23 Nov The Importance Of ‘Why’: Innovation and Leadership
Behind every great idea, there is a motive. Why does the idea exist? What is the purpose? The cause? The belief? According to Simon Sinek, this element of the developmental process is defined as the ‘why’ and describes the emotional drive behind an idea (Sinek, n.d.). The ‘why’ is the heart of an idea and is complimented by two other elements, the ‘how’ and the ‘what’. Together, these three elements make up what Sinek refers to as ‘the golden circle’ and provide insight to the implementation process of an idea.
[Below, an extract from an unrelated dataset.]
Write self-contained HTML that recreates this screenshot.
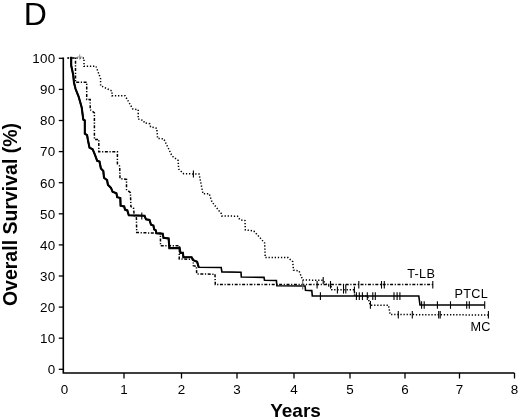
<!DOCTYPE html>
<html><head><meta charset="utf-8"><title>D</title>
<style>
html,body{margin:0;padding:0;background:#fff;}
body{width:520px;height:419px;overflow:hidden;}
svg{display:block;font-family:"Liberation Sans",sans-serif;fill:#000;}
</style></head><body>
<svg width="520" height="419" viewBox="0 0 520 419">
<rect width="520" height="419" fill="#fff"/>
<text x="23.8" y="24.9" font-size="32">D</text>
<g font-size="13.4" letter-spacing="0.3"><text x="55.6" y="63.1" text-anchor="end">100</text><text x="55.6" y="94.2" text-anchor="end">90</text><text x="55.6" y="125.3" text-anchor="end">80</text><text x="55.6" y="156.4" text-anchor="end">70</text><text x="55.6" y="187.5" text-anchor="end">60</text><text x="55.6" y="218.6" text-anchor="end">50</text><text x="55.6" y="249.7" text-anchor="end">40</text><text x="55.6" y="280.8" text-anchor="end">30</text><text x="55.6" y="311.9" text-anchor="end">20</text><text x="55.6" y="343.0" text-anchor="end">10</text><text x="55.6" y="374.1" text-anchor="end">0</text><text x="64.6" y="394.3" text-anchor="middle">0</text><text x="124" y="394.3" text-anchor="middle">1</text><text x="181.5" y="394.3" text-anchor="middle">2</text><text x="237" y="394.3" text-anchor="middle">3</text><text x="294" y="394.3" text-anchor="middle">4</text><text x="350" y="394.3" text-anchor="middle">5</text><text x="405" y="394.3" text-anchor="middle">6</text><text x="459.5" y="394.3" text-anchor="middle">7</text><text x="514.5" y="394.3" text-anchor="middle">8</text></g>
<text transform="translate(16.5,214.5) rotate(-90)" text-anchor="middle" font-size="19.5" font-weight="bold">Overall Survival (%)</text>
<text x="295.5" y="417.2" text-anchor="middle" font-size="19" font-weight="bold">Years</text>
<polyline points="63.3,57.6 63.3,373 514.5,373" fill="none" stroke="#000" stroke-width="1.6" stroke-linejoin="miter"/>
<line x1="58.8" y1="58.3" x2="63.3" y2="58.3" stroke="#000" stroke-width="1.3"/><line x1="58.8" y1="89.4" x2="63.3" y2="89.4" stroke="#000" stroke-width="1.3"/><line x1="58.8" y1="120.5" x2="63.3" y2="120.5" stroke="#000" stroke-width="1.3"/><line x1="58.8" y1="151.6" x2="63.3" y2="151.6" stroke="#000" stroke-width="1.3"/><line x1="58.8" y1="182.7" x2="63.3" y2="182.7" stroke="#000" stroke-width="1.3"/><line x1="58.8" y1="213.8" x2="63.3" y2="213.8" stroke="#000" stroke-width="1.3"/><line x1="58.8" y1="244.9" x2="63.3" y2="244.9" stroke="#000" stroke-width="1.3"/><line x1="58.8" y1="276.0" x2="63.3" y2="276.0" stroke="#000" stroke-width="1.3"/><line x1="58.8" y1="307.1" x2="63.3" y2="307.1" stroke="#000" stroke-width="1.3"/><line x1="58.8" y1="338.2" x2="63.3" y2="338.2" stroke="#000" stroke-width="1.3"/><line x1="58.8" y1="369.3" x2="63.3" y2="369.3" stroke="#000" stroke-width="1.3"/><line x1="124" y1="373" x2="124" y2="378.5" stroke="#000" stroke-width="1.3"/><line x1="181.5" y1="373" x2="181.5" y2="378.5" stroke="#000" stroke-width="1.3"/><line x1="237" y1="373" x2="237" y2="378.5" stroke="#000" stroke-width="1.3"/><line x1="294" y1="373" x2="294" y2="378.5" stroke="#000" stroke-width="1.3"/><line x1="350" y1="373" x2="350" y2="378.5" stroke="#000" stroke-width="1.3"/><line x1="405" y1="373" x2="405" y2="378.5" stroke="#000" stroke-width="1.3"/><line x1="459.5" y1="373" x2="459.5" y2="378.5" stroke="#000" stroke-width="1.3"/><line x1="514.5" y1="373" x2="514.5" y2="378.5" stroke="#000" stroke-width="1.3"/>
<polyline points="67.2,58 84,58 84,66.3 96,66.3 100.6,78.7 100.6,85.7 112,91 112,95.7 125,95.7 132.8,109 138.2,109.7 138.2,119 143.6,120.6 144.4,122.9 149.8,123.7 150.6,126.8 156.8,128.3 157.6,138.4 163.8,138.9 172,155.9 178.2,160.5 178.6,169 183.6,173.7 199.1,174.1 203,193.8 209.2,193.8 212,202 221.3,213.6 221.7,215.9 237.6,216.2 239.9,219.8 245,220.6 245.3,229.9 253.8,231 264.7,243 265.2,257.5 288,257.6 292.7,261.6 293.5,270.2 299,270.9 302.7,280 322.9,280.3 327.7,285.8 331.1,286 331.8,289.8 354.4,289.8 354.6,296 367.4,296 370.3,305.2 388.5,305.2 390.1,314.5 488.4,315" fill="none" stroke="#000" stroke-width="1.5" stroke-dasharray="1.3 1.8"/>
<polyline points="68,58 75.5,58 75.5,82.2 86.7,82.2 86.7,99.6 90.2,99.6 90.2,109.7 94.4,112.8 94.4,139.4 98.8,139.4 98.8,151.8 117.4,151.8 117.4,163.9 119.7,166.2 120,178.6 126.5,179.4 126.5,189.5 130.4,192.6 130.9,206.5 133.5,208 134.3,215.8 136.4,217.8 136.7,232.5 160.4,233.3 160.5,245.7 179.5,245.7 179.2,258.9 193.3,259.5 193.3,265.7 196.4,266.4 196.7,273.9 215,274.2 215.3,284.5 432.8,284.6" fill="none" stroke="#000" stroke-width="1.5" stroke-dasharray="3 1.6 1.2 1.6" stroke-dashoffset="4.6"/>
<polyline points="70.2,57.8 71.2,57.8 71.2,65.5 73.2,74.8 74,82.6 75.5,88.8 78.6,96.5 81.7,107.4 83.3,119.7 84.8,120.5 84.8,133.7 87.1,135.2 87.9,140 89.5,147.6 92.6,149.2 94.9,154.6 97.2,160.8 99.5,161.6 100.9,168.5 103.3,170.9 104,177.8 107.1,180.2 107.9,184.8 111,187.9 112.6,191.8 116.4,193.3 117.2,197.2 120.3,198 120.6,205.7 124.2,206.5 125,209.6 127.3,210.4 128.8,215.2 144.5,215.7 146,219.3 149.5,220 151,224.7 153.4,225.5 154.2,229.4 155.7,230.2 156.5,233.3 162.7,233.7 163.5,237.9 168.6,238.4 169.4,248.1 179.6,248.1 180.5,252.9 182.9,252.9 183.4,257.2 191.6,257.3 193.3,260.2 197.1,261.8 198.7,267.2 221.2,267.5 221.9,271.9 241,272.3 241.3,277 264,277.4 264.5,280.2 276.4,280.5 276.9,285.7 305.1,286 305.5,290.3 311.8,290.6 312.3,295.9 418.8,296 420,305 484.7,305" fill="none" stroke="#000" stroke-width="1.6" stroke-linejoin="miter"/>
<polyline points="70.2,57.8 71.2,57.8 71.2,65.5 73.2,74.8 74,82.6 75.5,88.8 78.6,96.5 81.7,107.4 83.3,119.7 84.8,120.5 84.8,133.7 87.1,135.2 87.9,140 89.5,147.6 92.6,149.2 94.9,154.6 97.2,160.8 99.5,161.6 100.9,168.5 103.3,170.9 104,177.8 107.1,180.2 107.9,184.8 111,187.9 112.6,191.8 116.4,193.3 117.2,197.2 120.3,198 120.6,205.7 124.2,206.5 125,209.6 127.3,210.4 128.8,215.2 144.5,215.7 146,219.3 149.5,220 151,224.7 153.4,225.5 154.2,229.4 155.7,230.2 156.5,233.3 162.7,233.7 163.5,237.9 168.6,238.4 169.4,248.1 179.6,248.1 180.5,252.9 182.9,252.9 183.4,257.2 191.6,257.3 193.3,260.2 197.1,261.8 198.7,267.2" fill="none" stroke="#000" stroke-width="2.1" stroke-linejoin="miter"/>
<g><line x1="141.8" y1="212.5" x2="141.8" y2="219.5" stroke="#000" stroke-width="1.1"/><line x1="320.4" y1="292.3" x2="320.4" y2="300" stroke="#000" stroke-width="1.1"/><line x1="356.4" y1="292.3" x2="356.4" y2="300" stroke="#000" stroke-width="1.1"/><line x1="359.3" y1="292.3" x2="359.3" y2="300" stroke="#000" stroke-width="1.1"/><line x1="362.4" y1="292.3" x2="362.4" y2="300" stroke="#000" stroke-width="1.1"/><line x1="367.3" y1="292.3" x2="367.3" y2="300" stroke="#000" stroke-width="1.1"/><line x1="372.8" y1="292.3" x2="372.8" y2="300" stroke="#000" stroke-width="1.1"/><line x1="375.3" y1="292.3" x2="375.3" y2="300" stroke="#000" stroke-width="1.1"/><line x1="394" y1="292.3" x2="394" y2="300" stroke="#000" stroke-width="1.1"/><line x1="397.1" y1="292.3" x2="397.1" y2="300" stroke="#000" stroke-width="1.1"/><line x1="399.9" y1="292.3" x2="399.9" y2="300" stroke="#000" stroke-width="1.1"/><line x1="421.6" y1="301.3" x2="421.6" y2="308.8" stroke="#000" stroke-width="1.1"/><line x1="424.2" y1="301.3" x2="424.2" y2="308.8" stroke="#000" stroke-width="1.1"/><line x1="437.4" y1="301.3" x2="437.4" y2="308.8" stroke="#000" stroke-width="1.1"/><line x1="450.5" y1="301.3" x2="450.5" y2="308.8" stroke="#000" stroke-width="1.1"/><line x1="466.7" y1="301.3" x2="466.7" y2="308.8" stroke="#000" stroke-width="1.1"/><line x1="469.3" y1="301.3" x2="469.3" y2="308.8" stroke="#000" stroke-width="1.1"/><line x1="484.7" y1="301.3" x2="484.7" y2="308.8" stroke="#000" stroke-width="1.1"/><line x1="302.7" y1="280.5" x2="302.7" y2="289.5" stroke="#666" stroke-width="1.1"/><line x1="317.1" y1="281" x2="317.1" y2="288.6" stroke="#000" stroke-width="1.1"/><line x1="330.5" y1="281" x2="330.5" y2="288.6" stroke="#000" stroke-width="1.1"/><line x1="358.8" y1="281" x2="358.8" y2="288.6" stroke="#000" stroke-width="1.1"/><line x1="381.5" y1="281" x2="381.5" y2="288.6" stroke="#000" stroke-width="1.1"/><line x1="384.3" y1="281" x2="384.3" y2="288.6" stroke="#000" stroke-width="1.1"/><line x1="432.8" y1="281" x2="432.8" y2="288.6" stroke="#000" stroke-width="1.1"/><line x1="193.4" y1="170.6" x2="193.4" y2="177.6" stroke="#000" stroke-width="1.1"/><line x1="323.2" y1="277" x2="323.2" y2="284" stroke="#000" stroke-width="1.1"/><line x1="337.4" y1="286.4" x2="337.4" y2="293.6" stroke="#000" stroke-width="1.1"/><line x1="354.4" y1="286.4" x2="354.4" y2="293.6" stroke="#000" stroke-width="1.1"/><line x1="343.5" y1="284.6" x2="343.5" y2="293.6" stroke="#000" stroke-width="1.1"/><line x1="345.8" y1="284.6" x2="345.8" y2="293.6" stroke="#000" stroke-width="1.1"/><line x1="370.4" y1="301" x2="370.4" y2="308.8" stroke="#000" stroke-width="1.1"/><line x1="398.3" y1="311" x2="398.3" y2="318.6" stroke="#000" stroke-width="1.1"/><line x1="412.3" y1="311" x2="412.3" y2="318.6" stroke="#000" stroke-width="1.1"/><line x1="438.7" y1="311" x2="438.7" y2="318.6" stroke="#000" stroke-width="1.1"/><line x1="440.2" y1="311" x2="440.2" y2="318.6" stroke="#000" stroke-width="1.1"/><line x1="488.4" y1="311" x2="488.4" y2="318.6" stroke="#000" stroke-width="1.1"/></g>
<path d="M77,57h5.4M79.7,54.3v5.4" stroke="#999" stroke-width="1" fill="none"/>
<g font-size="12.7" letter-spacing="0.25">
<text x="407.3" y="277.9">T-LB</text>
<text x="454.6" y="297.6">PTCL</text>
<text x="470.4" y="330.6">MC</text>
</g>
</svg>
</body></html>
Although the process of implementing an idea always consists of all three aspects of the golden circle, the difference between project outcomes, depends upon how the process is carried out. Sinek suggests that there are two ways to promote an idea, starting from the outside of the golden circle with ‘what’ and proceeding to ‘why’, or starting with ‘why’ and continuing on to ‘how’ before finally explaining what the idea is. Interestingly, those who promote their idea by starting with ‘why’ are generally more successful, according to Sinek. The reason these two methods of promotion result in different outcomes lies within our human biology.
Promotion of an idea by first communicating the ‘why’ and ‘how’ initiates the use of the limbic system, a part of the brain that is responsible for driving behavior. This allows for a person to relate their emotions to the idea before actually understanding how it can be put into action; thus, making it feel as if the idea came to them naturally. Furthermore, if a person experiences an emotional tie to an idea, they may feel in control and more confident in their decision to support the idea. In order to ensure this relationship between an idea and its prospective population, it is advantageous for the innovator to align plans for marketing around the ‘why’ and sell their idea based on personal motive.
In order to keep sight of the ‘why’ as we continue to move forward with innovative ideas, it is important to make sure that we, ourselves, understand why we are passionate about the idea in the first place. After all, Simon Sinek proposes that people are not interested in what you do, but why you do it (Sinek, n.d.). Furthermore, he states that when a leader is driven by a purpose, by a cause, by a belief, people are more apt to be inspired and support the idea (Sinek, n.d.). By demonstrating the ability to answer difficult questions in reference to the golden circle such as, ‘what is the reasoning behind the idea?’ or ‘how will this improve the lives of the consumers?’ we will strengthen the understanding of personal motive and inspire others not by advertising a product, but a relatable purpose. Sinek, S. (n.d.). How great leaders inspire action. Retrieved November 8, 2015.